Special to The K-V Dispatch

Longwood’s Dos Passos Award

Patricia Engel

Patricia Engel grew up in a Colombian family of storytellers and artists. 

“My grandmother had nine children but wrote for pleasure on her own limited time,” Engel said. “She completed several novels and volumes of memoirs and poetry, though she was never published. She was my first example of what it means to live a life dedicated to one’s art, and pursuing the discipline of writing for the pure pleasure of it.” 

Her grandmother’s influence was a profound inheritance.

To date, Engel has written three acclaimed novels and two collections of short stories. Vida, her 2010 collection of short stories, was a finalist for the PEN/Hemingway Fiction Award and brought her distinction as the first woman to receive the Colombian Narrative Library Award, aka: Columbia’s national book award. Her first novel It’s Not Love, It’s Just Paris received the International Latino Book Award in 2013. Two novels followed: The Veins of the Ocean and Infinite Country — a New York Times bestseller in 2021. A Faraway World: Stories came out in 2023 and was named a New York Times Editor’s Choice. Engel’s work has also appeared in many notable literary journals from the Atlantic to Zyzzyva.

HONORING ENGEL

How does this involve Farmville?
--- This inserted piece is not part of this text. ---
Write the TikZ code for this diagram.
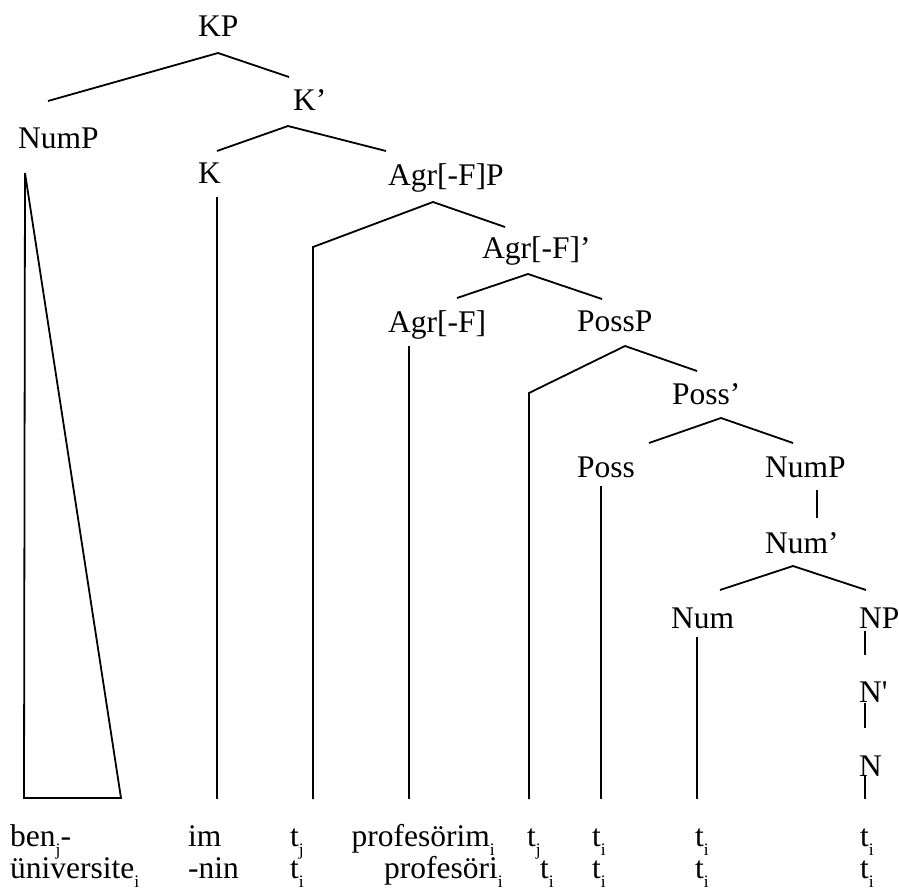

On Dec. 4, Longwood University named Engel as the winner of the 42nd Dos Passos Prize for Literature, the “oldest literary award given by a Virginia college or university, which honors one of America’s most talented but underappreciated writers.” Engel will visit Longwood’s campus on April 10 to accept her award (including honorarium and medallion) in person, and the public is invited. Engel is a professor at the University of Miami in Coral Gables, a research university with some 19,000 students from all over the world.

In The Veins of the Ocean, the main character Reina Castillo acknowledges, “we’re a family of all sorts of inheritances.” For Engel, the idea of those inheritances “exists in all family lines, be it material, emotional, spiritual, or experiential. Sometimes it runs so deep we are not even aware of it.” 
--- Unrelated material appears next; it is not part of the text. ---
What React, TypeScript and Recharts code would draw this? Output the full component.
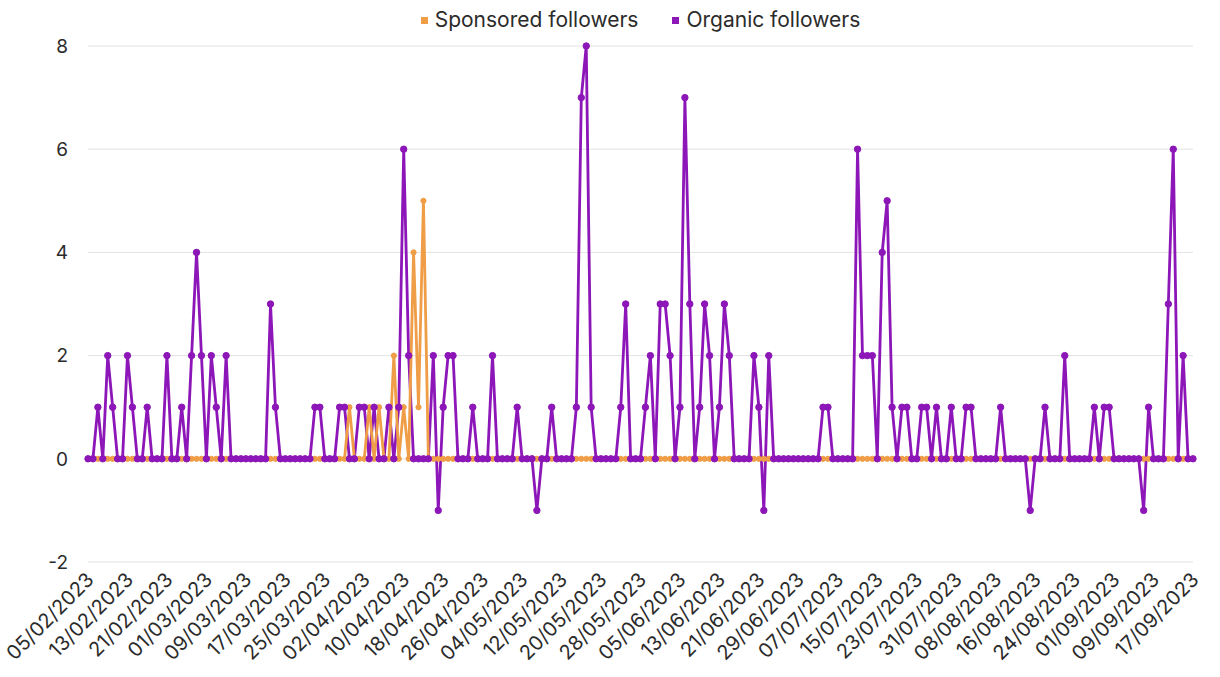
import { LineChart, Line, XAxis, YAxis, CartesianGrid, Legend } from 'recharts';

const FONT = 'Inter, "Noto Sans", sans-serif';
const ORANGE = '#EF9D47';
const PURPLE = '#8C16B7';

// daily values, one row per 8 days (matches the tick step)
const organic = [
  0, 0, 1, 0, 2, 1, 0, 0,
  2, 1, 0, 0, 1, 0, 0, 0,
  2, 0, 0, 1, 0, 2, 4, 2,
  0, 2, 1, 0, 2, 0, 0, 0,
  0, 0, 0, 0, 0, 3, 1, 0,
  0, 0, 0, 0, 0, 0, 1, 1,
  0, 0, 0, 1, 1, 0, 0, 1,
  1, 0, 1, 0, 0, 1, 0, 1,
  6, 2, 0, 0, 0, 0, 2, -1,
  1, 2, 2, 0, 0, 0, 1, 0,
  0, 0, 2, 0, 0, 0, 0, 1,
  0, 0, 0, -1, 0, 0, 1, 0,
  0, 0, 0, 1, 7, 8, 1, 0,
  0, 0, 0, 0, 1, 3, 0, 0,
  0, 1, 2, 0, 3, 3, 2, 0,
  1, 7, 3, 0, 1, 3, 2, 0,
  1, 3, 2, 0, 0, 0, 0, 2,
  1, -1, 2, 0, 0, 0, 0, 0,
  0, 0, 0, 0, 0, 1, 1, 0,
  0, 0, 0, 0, 6, 2, 2, 2,
  0, 4, 5, 1, 0, 1, 1, 0,
  0, 1, 1, 0, 1, 0, 0, 1,
  0, 0, 1, 1, 0, 0, 0, 0,
  0, 1, 0, 0, 0, 0, 0, -1,
  0, 0, 1, 0, 0, 0, 2, 0,
  0, 0, 0, 0, 1, 0, 1, 1,
  0, 0, 0, 0, 0, 0, -1, 1,
  0, 0, 0, 3, 6, 0, 2, 0,
  0,
];

const sponsored = [
  0, 0, 0, 0, 0, 0, 0, 0,
  0, 0, 0, 0, 0, 0, 0, 0,
  0, 0, 0, 0, 0, 0, 0, 0,
  0, 0, 0, 0, 0, 0, 0, 0,
  0, 0, 0, 0, 0, 0, 0, 0,
  0, 0, 0, 0, 0, 0, 0, 0,
  0, 0, 0, 0, 0, 1, 0, 0,
  0, 1, 0, 1, 0, 0, 2, 0,
  1, 0, 4, 1, 5, 0, 0, 0,
  0, 0, 0, 0, 0, 0, 0, 0,
  0, 0, 0, 0, 0, 0, 0, 0,
  0, 0, 0, 0, 0, 0, 0, 0,
  0, 0, 0, 0, 0, 0, 0, 0,
  0, 0, 0, 0, 0, 0, 0, 0,
  0, 0, 0, 0, 0, 0, 0, 0,
  0, 0, 0, 0, 0, 0, 0, 0,
  0, 0, 0, 0, 0, 0, 0, 0,
  0, 0, 0, 0, 0, 0, 0, 0,
  0, 0, 0, 0, 0, 0, 0, 0,
  0, 0, 0, 0, 0, 0, 0, 0,
  0, 0, 0, 0, 0, 0, 0, 0,
  0, 0, 0, 0, 0, 0, 0, 0,
  0, 0, 0, 0, 0, 0, 0, 0,
  0, 0, 0, 0, 0, 0, 0, 0,
  0, 0, 0, 0, 0, 0, 0, 0,
  0, 0, 0, 0, 0, 0, 0, 0,
  0, 0, 0, 0, 0, 0, 0, 0,
  0, 0, 0, 0, 0, 0, 0, 0,
  0,
];

const yTicks = [-2, 0, 2, 4, 6, 8];

const legendItems = [
  { label: 'Sponsored followers', color: ORANGE },
  { label: 'Organic followers', color: PURPLE },
];

// one category per day starting 05/02/2023
const pad = (n: number) => String(n).padStart(2, '0');
const dates = organic.map((_, i) => {
  const d = new Date(2023, 1, 5 + i);
  return `${pad(d.getDate())}/${pad(d.getMonth() + 1)}/${d.getFullYear()}`;
});

const data = dates.map((date, i) => ({
  date,
  sponsored: sponsored[i],
  organic: organic[i],
}));

function DateTick({ x, y, payload }: any) {
  return (
    <g transform={`translate(${x + 7},${y + 11})`}>
      <text
        x={0}
        y={0}
        textAnchor="end"
        transform="rotate(-45)"
        fill="#2b2b2b"
        fontSize={20}
        fontFamily={FONT}
      >
        {payload.value}
      </text>
    </g>
  );
}

function LegendContent() {
  return (
    <div
      style={{
        display: 'flex',
        justifyContent: 'center',
        gap: 34,
        paddingLeft: 88,
        fontFamily: FONT,
        fontSize: 21,
        color: '#2b2b2b',
        lineHeight: '24px',
      }}
    >
      {legendItems.map((item) => (
        <div key={item.label} style={{ display: 'flex', alignItems: 'center' }}>
          <span
            style={{
              display: 'inline-block',
              width: 7,
              height: 7,
              background: item.color,
              marginRight: 7,
            }}
          />
          {item.label}
        </div>
      ))}
    </div>
  );
}

export default function App() {
  return (
    <div style={{ position: 'absolute', left: 0, top: 0, background: '#fff' }}>
      <LineChart
        width={1220}
        height={677}
        data={data}
        margin={{ top: 22, right: 27, bottom: 0, left: 0 }}
      >
        <CartesianGrid vertical={false} stroke="#e3e3e3" />
        <XAxis
          dataKey="date"
          interval={7}
          tick={<DateTick />}
          tickLine={false}
          axisLine={false}
          height={115}
        />
        <YAxis
          domain={[-2, 8]}
          ticks={yTicks}
          width={88}
          tickLine={false}
          axisLine={false}
          tickMargin={14}
          tick={{ fill: '#2b2b2b', fontSize: 19, fontFamily: FONT }}
        />
        <Legend
          verticalAlign="top"
          height={24}
          wrapperStyle={{ top: 8 }}
          content={<LegendContent />}
        />
        <Line
          dataKey="organic"
          name="Organic followers"
          stroke={PURPLE}
          strokeWidth={2.8}
          dot={false}
          isAnimationActive={false}
        />
        <Line
          dataKey="sponsored"
          name="Sponsored followers"
          stroke={ORANGE}
          strokeWidth={2.8}
          dot={{ r: 2.6, fill: ORANGE, stroke: ORANGE, strokeWidth: 1 }}
          isAnimationActive={false}
        />
        <Line
          dataKey="organic"
          name="Organic followers (points)"
          stroke="none"
          strokeWidth={0}
          dot={{ r: 3.2, fill: PURPLE, stroke: PURPLE, strokeWidth: 1 }}
          isAnimationActive={false}
        />
      </LineChart>
    </div>
  );
}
“There is no greater human stage than relationships and we can’t really understand who we are until we are placed in complex situations with other people,” she adds. 
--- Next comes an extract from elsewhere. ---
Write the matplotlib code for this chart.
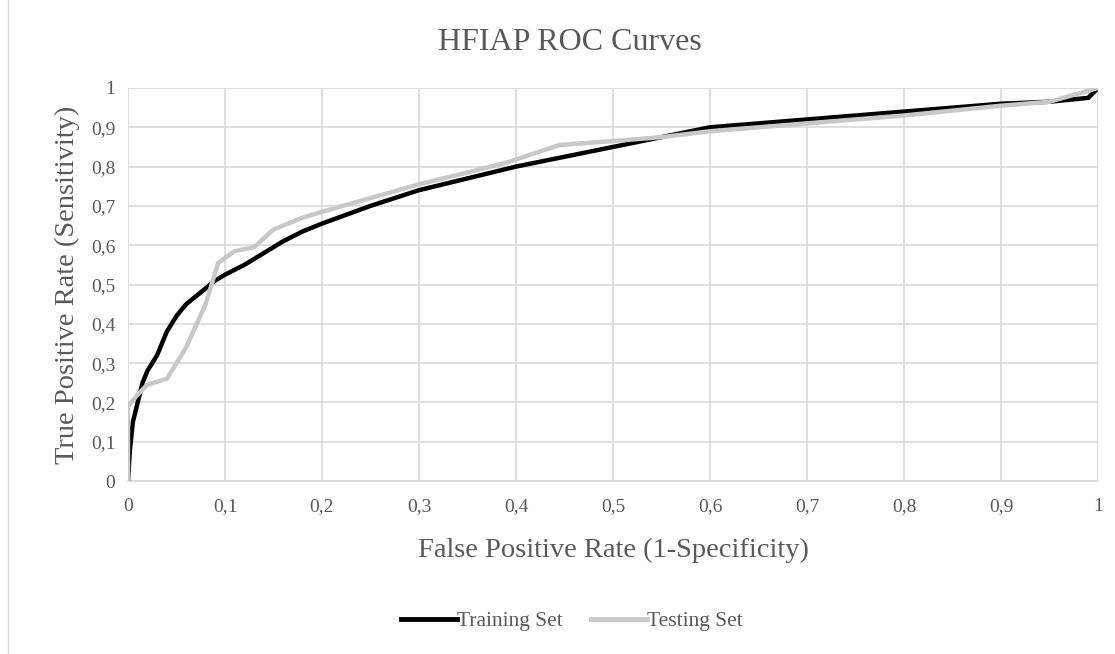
import matplotlib
matplotlib.use("Agg")
import matplotlib.pyplot as plt
from matplotlib.lines import Line2D

train_fpr = [0, 0.002, 0.005, 0.01, 0.015, 0.02, 0.025, 0.03, 0.035, 0.04, 0.05, 0.06, 0.07,
             0.08, 0.09, 0.1, 0.12, 0.14, 0.16, 0.18, 0.2, 0.25, 0.3, 0.35, 0.4, 0.45, 0.5,
             0.55, 0.6, 0.7, 0.8, 0.9, 0.95, 0.99, 1.0]
train_tpr = [0, 0.08, 0.15, 0.2, 0.25, 0.28, 0.3, 0.32, 0.35, 0.38, 0.42, 0.45, 0.47,
             0.49, 0.51, 0.525, 0.55, 0.58, 0.61, 0.635, 0.655, 0.7, 0.74, 0.77, 0.8, 0.825, 0.85,
             0.875, 0.9, 0.92, 0.94, 0.96, 0.965, 0.975, 1.0]

test_fpr = [0, 0, 0.01, 0.02, 0.04, 0.06, 0.08, 0.093, 0.11, 0.13, 0.15, 0.18, 0.2, 0.25,
            0.3, 0.35, 0.39, 0.445, 0.5, 0.55, 0.6, 0.7, 0.8, 0.9, 0.95, 1.0]
test_tpr = [0, 0.19, 0.22, 0.245, 0.26, 0.34, 0.45, 0.555, 0.585, 0.595, 0.64, 0.67, 0.685, 0.72,
            0.755, 0.785, 0.81, 0.855, 0.865, 0.875, 0.89, 0.91, 0.93, 0.955, 0.965, 1.0]

ticks = [0, 0.1, 0.2, 0.3, 0.4, 0.5, 0.6, 0.7, 0.8, 0.9, 1.0]
tick_labels = ["0", "0,1", "0,2", "0,3", "0,4", "0,5", "0,6", "0,7", "0,8", "0,9", "1"]

TXT = "#595959"
GRID = "#D9D9D9"
plt.rcParams['font.family'] = ['Liberation Serif', 'DejaVu Serif']

fig = plt.figure(figsize=(11.15, 6.54), dpi=100)
ax = fig.add_axes([128/1115, 1-481/654, 970/1115, 393/654])

ax.plot(train_fpr, train_tpr, color="black", lw=3.2, solid_joinstyle="round", zorder=3)
ax.plot(test_fpr, test_tpr, color="#C8C8C8", lw=3.2, solid_joinstyle="round", zorder=4)

ax.set_xlim(0, 1)
ax.set_ylim(0, 1)
ax.set_xticks(ticks)
ax.set_yticks(ticks)
ax.set_xticklabels(tick_labels)
ax.set_yticklabels(tick_labels)
ax.grid(True, color=GRID, lw=1.2)
ax.set_axisbelow(True)
for s in ["top", "right", "left"]:
    ax.spines[s].set_visible(False)
ax.spines["bottom"].set_color(GRID)
ax.spines["bottom"].set_linewidth(1.2)
ax.tick_params(length=0, labelsize=14, colors=TXT, pad=12)
ax.tick_params(axis="y", pad=9)

ax.set_xlabel("False Positive Rate (1-Specificity)", fontsize=20.5, color=TXT, labelpad=17)
ax.set_ylabel("True Positive Rate (Sensitivity)", fontsize=20.5, color=TXT, labelpad=8)
fig.text(570/1115, 1-42/654, "HFIAP ROC Curves", ha="center", va="center", fontsize=23, color=TXT)

handles = [Line2D([], [], color="black", lw=3.5), Line2D([], [], color="#C8C8C8", lw=3.5)]
fig.legend(handles, ["Training Set", "Testing Set"], loc="center", bbox_to_anchor=(572/1115, 1-621/654),
           ncol=2, frameon=False, fontsize=15.5, labelcolor=TXT, handlelength=2.6, handletextpad=0.0,
           columnspacing=1.3)

fig.add_artist(Line2D([8/1115, 8/1115], [0, 1], color=GRID, lw=1, transform=fig.transFigure))

fig.savefig("out.png", dpi=100)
Engel’s characters — whether from Bogata, Havana, Miami, New Jersey, Paris, or the Florida Keys — face the displacement and dislocation that comes with being seen as “other,” as well as the ensuing challenges of not fitting in, of facing borders and barriers in their many forms. Engel is deeply touched by “the idea that we can suffer and be so sacrificial in our lives and even feel such monumental joy, and at the end of everything, proof of our life may be entirely erased or forgotten.” Her narrator Reina numbly states, “I am my only witness.” As readers, though, we become her witnesses.

NO TRUE HAPPY ENDINGS

Within Engel’s characters lies a deeply identifiable shared humanity. Her stories and novels don’t have truly happy endings or even real endings at all. Instead, these often gritty and gripping stories and novels usually end with the main characters carrying on with their lives, like Reina, being not happily ever after but wiser ever after and facing mostly raw and real beginnings, who deeply understands that “suffering means you’re still living.” 

Every character in Engel’s work leaves you feeling like you’ve known them for your entire life, such as Tía Paloma in Vida, whose voice “carried more than an accent, constantly cracking as if a thousand years of tears slept under every breath.” Engel’s prose often melds into the poetic, as on the first page of Infinite Country, where we meet girls in a reform school prison: “At night, in the blackness of their dormitory, they gathered to whisper in shards of windowpane moonlight.”

“Everything Patricia Engel writes is lit up from the inside with beauty and power,” said last year’s Dos Passos winner Carolina De Robertis. 

Residents can come and share in that light, beauty, and power at Longwood’s Dos Passos Award ceremony on Wed., April 10, at 7 p.m. in the Soza Ballroom of The Upchurch University Center, where Engel will read from her work, followed by a short ceremony, a Q&A and a book-signing.